Parks, who helped spur the Civil Rights movement in Alabama by refusing to give up her seat on a bus to a white passenger in 1955 Montgomery, died on Oct. 24 at the age of 92.
Pastor Robert White, who helped organize the memorial service, said he had the chance to meet Parks when he was only a boy of eight-year's old.
“I had a chance to shake her hand,” he recalled. “Of course I was only eight, so it was only later on in life that I really understood the magnitude of who I had met.”
White said Parks was a franchise; someone who cast light on the lack of equality in Alabama and the rest of the south.
“What she did lasted maybe 15 or 20 minutes and other people took it and ran from there,” he said.
Greenville City Councilman Jeddo Bell was an acquaintance of Parks and recalled a ‘quiet' woman. But he said she opened up considerably once she came to know who you were as a person.
“She was very dynamic, but very soft spoken,” he said. “I think she stands as a symbol to motivate people to stand up for what's right.”

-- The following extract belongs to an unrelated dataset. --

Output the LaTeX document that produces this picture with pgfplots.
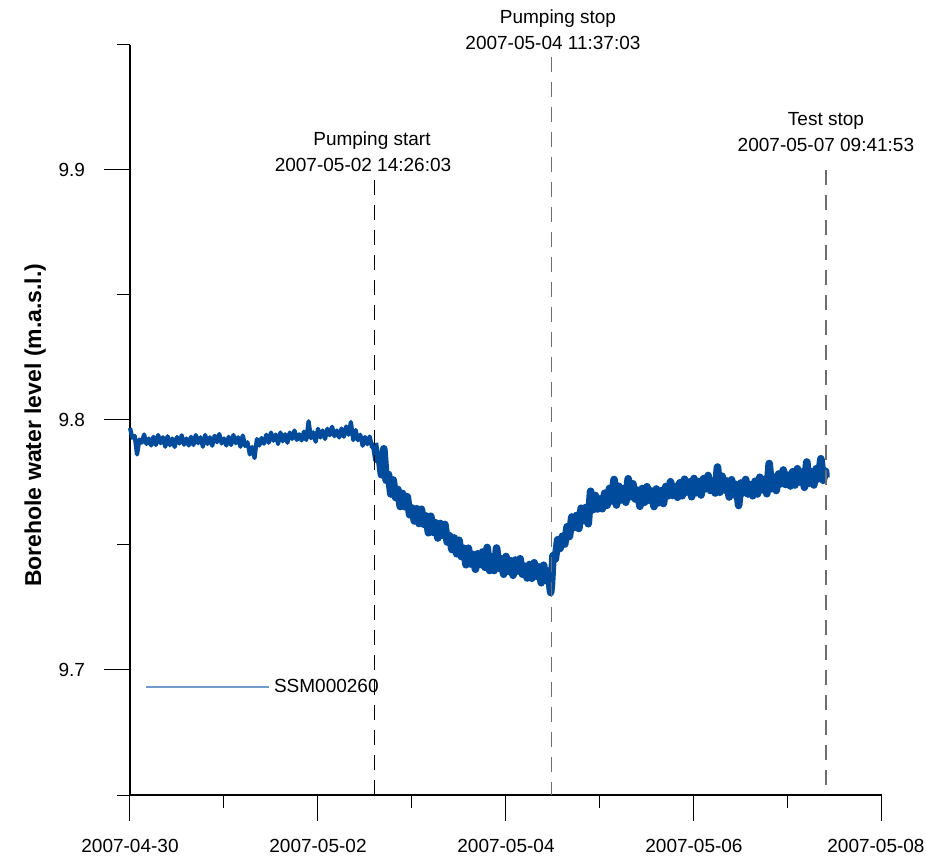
\documentclass[border=0pt]{standalone}
\usepackage{fontspec}
\setmainfont{Liberation Sans}
\usepackage{pgfplots}
\pgfplotsset{compat=1.18}
\usepackage{pgfplotstable}

\definecolor{levelblue}{RGB}{0,75,155}
\definecolor{legendblue}{RGB}{115,155,205}
\definecolor{eventgray}{RGB}{110,110,110}

\newcommand{\annfont}{\fontsize{9.5}{11}\selectfont}

% Borehole SSM000260: time in days after 2007-04-30 00:00, level in m.a.s.l.
\pgfplotstableread{
d y
0.000 9.7968
0.025 9.7929
0.050 9.7936
0.075 9.7862
0.100 9.7922
0.125 9.7909
0.150 9.7942
0.175 9.7904
0.200 9.7926
0.225 9.7898
0.250 9.7933
0.275 9.7900
0.300 9.7940
0.325 9.7907
0.350 9.7931
0.375 9.7893
0.400 9.7935
0.425 9.7899
0.450 9.7926
0.475 9.7892
0.500 9.7932
0.525 9.7906
0.550 9.7939
0.575 9.7901
0.600 9.7926
0.625 9.7898
0.650 9.7933
0.675 9.7900
0.700 9.7940
0.725 9.7907
0.750 9.7931
0.775 9.7893
0.800 9.7940
0.825 9.7904
0.850 9.7931
0.875 9.7897
0.900 9.7937
0.925 9.7911
0.950 9.7944
0.975 9.7906
1.000 9.7926
1.025 9.7898
1.050 9.7933
1.075 9.7900
1.100 9.7940
1.125 9.7907
1.150 9.7931
1.175 9.7893
1.200 9.7938
1.225 9.7896
1.250 9.7911
1.275 9.7862
1.300 9.7892
1.325 9.7848
1.350 9.7924
1.375 9.7898
1.400 9.7928
1.425 9.7905
1.450 9.7941
1.475 9.7909
1.500 9.7950
1.525 9.7917
1.550 9.7942
1.575 9.7904
1.600 9.7950
1.625 9.7915
1.650 9.7943
1.675 9.7909
1.700 9.7950
1.725 9.7924
1.750 9.7958
1.775 9.7920
1.800 9.7943
1.825 9.7918
1.850 9.7953
1.875 9.7920
1.900 9.7995
1.925 9.7927
1.950 9.7951
1.975 9.7913
2.000 9.7965
2.025 9.7930
2.050 9.7958
2.075 9.7924
2.100 9.7965
2.125 9.7939
2.150 9.7973
2.175 9.7935
2.200 9.7958
2.225 9.7930
2.250 9.7966
2.275 9.7933
2.300 9.7974
2.325 9.7941
2.350 9.7992
2.375 9.7920
2.400 9.7960
2.425 9.7919
2.450 9.7941
2.475 9.7897
2.500 9.7932
2.525 9.7903
2.550 9.7934
2.575 9.7891
2.600 9.7908
2.625 9.7843
2.650 9.7859
2.675 9.7781
2.700 9.7885
2.725 9.7759
2.750 9.7782
2.775 9.7704
2.800 9.7760
2.825 9.7690
2.850 9.7722
2.875 9.7654
2.900 9.7706
2.925 9.7653
2.950 9.7693
2.975 9.7621
3.000 9.7648
3.025 9.7596
3.050 9.7645
3.075 9.7586
3.100 9.7643
3.125 9.7583
3.150 9.7616
3.175 9.7549
3.200 9.7615
3.225 9.7551
3.250 9.7589
3.275 9.7528
3.300 9.7586
3.325 9.7539
3.350 9.7582
3.375 9.7512
3.400 9.7537
3.425 9.7482
3.450 9.7528
3.475 9.7465
3.500 9.7519
3.525 9.7454
3.550 9.7487
3.575 9.7421
3.600 9.7487
3.625 9.7424
3.650 9.7462
3.675 9.7403
3.700 9.7465
3.725 9.7422
3.750 9.7472
3.775 9.7411
3.800 9.7490
3.825 9.7398
3.850 9.7452
3.875 9.7398
3.900 9.7488
3.925 9.7407
3.950 9.7445
3.975 9.7383
4.000 9.7454
4.025 9.7395
4.050 9.7437
4.075 9.7379
4.100 9.7440
4.125 9.7396
4.150 9.7445
4.175 9.7383
4.200 9.7415
4.225 9.7368
4.250 9.7422
4.275 9.7367
4.300 9.7429
4.325 9.7375
4.350 9.7412
4.375 9.7349
4.400 9.7419
4.425 9.7358
4.450 9.7396
4.475 9.7310
4.484 9.7345
4.500 9.7457
4.525 9.7444
4.550 9.7521
4.575 9.7486
4.600 9.7535
4.625 9.7504
4.650 9.7573
4.675 9.7534
4.700 9.7612
4.725 9.7570
4.750 9.7618
4.775 9.7566
4.800 9.7647
4.825 9.7598
4.850 9.7650
4.875 9.7585
4.900 9.7715
4.925 9.7641
4.950 9.7698
4.975 9.7644
5.000 9.7684
5.025 9.7645
5.050 9.7707
5.075 9.7659
5.100 9.7726
5.125 9.7676
5.150 9.7762
5.175 9.7660
5.200 9.7735
5.225 9.7680
5.250 9.7726
5.275 9.7671
5.300 9.7765
5.325 9.7693
5.350 9.7745
5.375 9.7684
5.400 9.7719
5.425 9.7655
5.450 9.7726
5.475 9.7671
5.500 9.7733
5.525 9.7679
5.550 9.7716
5.575 9.7654
5.600 9.7724
5.625 9.7669
5.650 9.7717
5.675 9.7666
5.700 9.7734
5.725 9.7697
5.750 9.7753
5.775 9.7698
5.800 9.7734
5.825 9.7691
5.850 9.7749
5.875 9.7697
5.900 9.7763
5.925 9.7712
5.950 9.7752
5.975 9.7693
6.000 9.7766
6.025 9.7709
6.050 9.7754
6.075 9.7700
6.100 9.7765
6.125 9.7725
6.150 9.7778
6.175 9.7718
6.200 9.7753
6.225 9.7708
6.250 9.7812
6.275 9.7711
6.300 9.7775
6.325 9.7720
6.350 9.7756
6.375 9.7692
6.400 9.7761
6.425 9.7701
6.450 9.7742
6.475 9.7658
6.500 9.7748
6.525 9.7709
6.550 9.7762
6.575 9.7704
6.600 9.7741
6.625 9.7697
6.650 9.7755
6.675 9.7704
6.700 9.7771
6.725 9.7721
6.750 9.7763
6.775 9.7705
6.800 9.7826
6.825 9.7725
6.850 9.7771
6.875 9.7718
6.900 9.7784
6.925 9.7745
6.950 9.7800
6.975 9.7742
7.000 9.7779
7.025 9.7736
7.050 9.7793
7.075 9.7740
7.100 9.7805
7.125 9.7752
7.150 9.7792
7.175 9.7731
7.200 9.7832
7.225 9.7747
7.250 9.7793
7.275 9.7740
7.300 9.7805
7.325 9.7765
7.350 9.7845
7.375 9.7759
7.400 9.7795
7.404 9.7770
}\levels

\begin{document}
\begin{tikzpicture}
\begin{axis}[
  at={(0,0)}, anchor=south west,
  scale only axis, width=376pt, height=375pt,
  xmin=0, xmax=8, ymin=9.65, ymax=9.95,
  axis x line*=bottom, axis y line*=left,
  axis line style={black, line width=0.6pt},
  tick align=outside,
  major tick length=13pt, minor tick length=6.5pt,
  every tick/.style={black, line width=0.5pt},
  xtick={0,2,4,6,8},
  xticklabels={2007-04-30,2007-05-02,2007-05-04,2007-05-06,\hspace*{-6pt}2007-05-08},
  minor xtick={1,3,5,7},
  ytick={9.7,9.8,9.9},
  yticklabels={9.7,9.8,9.9},
  minor ytick={9.65,9.75,9.85,9.95},
  tick label style={font=\fontsize{9.5}{11}\selectfont},
  xticklabel style={yshift=-5.5pt},
  yticklabel style={xshift=-6pt},
  /pgf/number format/assume math mode=true,
  ylabel={Borehole water level (m.a.s.l.)},
  ylabel style={font=\fontsize{11.5}{13}\selectfont\bfseries,
    at={(axis description cs:-0.126,0.493)}, anchor=center},
  clip=false,
  legend style={draw=none, fill=none, at={(axis cs:0.16,9.6932)}, anchor=west,
    font=\fontsize{9.5}{11}\selectfont, inner sep=0pt},
  legend image code/.code={\draw[#1] (0pt,0pt) -- (59pt,0pt); \path (0pt,0pt) -- (61.5pt,0pt);},
]
% natural level before pumping
\addplot[levelblue, line width=2.1pt, line join=round, forget plot,
  restrict x to domain=0:2.6] table[x=d, y=y] {\levels};
% drawdown and recovery
\addplot[levelblue, line width=3.8pt, line join=round, forget plot,
  restrict x to domain=2.6:7.5] table[x=d, y=y] {\levels};

% event markers
\addplot[black, line width=0.6pt, dash pattern=on 7.5pt off 5pt, forget plot]
  coordinates {(2.601,9.896) (2.601,9.65)};
\addplot[eventgray, line width=0.6pt, dash pattern=on 7.5pt off 5pt, forget plot]
  coordinates {(4.484,9.9452) (4.484,9.65)};
\addplot[eventgray, line width=0.6pt, dash pattern=on 7.5pt off 5pt, forget plot]
  coordinates {(7.404,9.900) (7.404,9.65)};

\node[anchor=base, font=\annfont] at (axis cs:2.574,9.9096) {Pumping start};
\node[anchor=base, font=\annfont] at (axis cs:2.479,9.8992) {2007-05-02 14:26:03};
\node[anchor=base, font=\annfont] at (axis cs:4.553,9.9584) {Pumping stop};
\node[anchor=base, font=\annfont] at (axis cs:4.500,9.9480) {2007-05-04 11:37:03};
\node[anchor=base, font=\annfont] at (axis cs:7.404,9.9176) {Test stop};
\node[anchor=base, font=\annfont] at (axis cs:7.404,9.9072) {2007-05-07 09:41:53};

\addlegendimage{legendblue, line width=0.8pt}
\addlegendentry{SSM000260}
\end{axis}
\pgfresetboundingbox
\path (-65pt,-30.5pt) rectangle (398pt,397.5pt);
\end{tikzpicture}
\end{document}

White said a variety of speakers would lead the ceremony on Sunday, offering testimony of what Parks meant to themselves and the Civil Rights movement.
“Of course everyone is invited to come out and join us,” he said. “It's just our opportunity to honor her memory.”
In a released statement, Sen. Jeff Sessions said the nation owed Parks “a great debt of thanks.”
“Her life of grace and beauty, consistent with her Christian faith, has to a remarkable degree changed America for the better,” Sessions said. “It is good and right that her historic actions are fully understood and remembered.”
The ceremony is scheduled to start at 6 p.m. Pilgrim Rest Baptist Church is located at 1245 Fort Dale Road.